Monday, April 16, 2007

Bad company

I could not remember the word "accompany". I knew it existed but couldn't think what it was. It wasn't on the tip of my tongue. It felt like a hole, not like something just out of reach. Somehow it didn't, and still doesn't, feel right.

(Something accompanies something else when it goes with it but is different, complementary. But does heads accompany tails?)

Anyway, I took the idea of "companion piece" and sprinted off with it. Somehow, a companion piece seems more connected with its companion than an accompaniment. It might share a mood, a theme, an idea, or it might be the mirror image: the concerto for oboes and shoehorns to go with the concerto for shoehorns and oboes.

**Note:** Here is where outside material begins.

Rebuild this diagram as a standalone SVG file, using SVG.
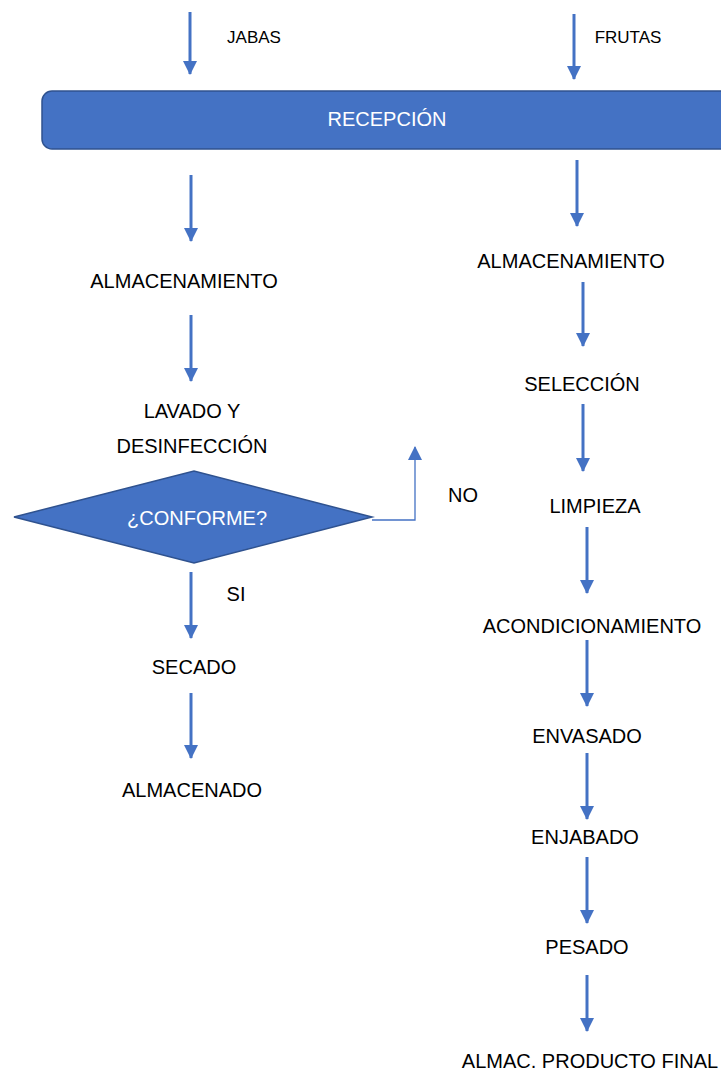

It's worrying though because editors are not supposed to stare dumbfounded at words, trying to figure out why they are wrong. They're supposed to strike out "companions" and put in "accompanies" without thinking. I rely on being able to do that reflexively. It's a bit scary to feel that age will rob me of my skills in this area, and leave me actually having to work at what I do.

1 Comments:

At 5:32 pm, Anonymous Anonymous said...

Zen wrote, "It's a bit scary to feel that age will rob me of my skills in this area, and leave me actually having to work at what I do."

boots sez:

Age is one of those things with many potentially scary aspects. Recalling the word you want instantly, sometimes I wonder if age isn't doing us a favor when it reins us in that way.

I'm often unable to recall the exact word that I'm thinking of. Now, it could be advancing age (who knows when, or if, that shit will kick in) but I expect that it's simply the fact that because of the hours I keep I'm usually sleep-deprived.

It doesn't matter why really. I could have some bizarre disease that makes it difficult to recall one precise word out of thousands.

I think it's the thousands that's the problem. Never having been in your home I've no clue how it's organized if it is organized at all. Some people have so much shit in their homes that they can't find any of it. Minds seem to be like that, the more unintegrated shit you have floating around in the way, the harder it is to find any of it. I think "unintegrated" is the key word here, shit that doesn't have its own bin and is tossed onto the heap.

The point of it all may be different for an editor than for a simple writer. Sometimes when I can't find the word that I know is right there, it suggests to me that perhaps I'm overcomplexificating the issue. Do I really need the word I'm looking for, and why? Usually I find that I've been getting too damn writerly and need to come at the idea from a slightly different angle.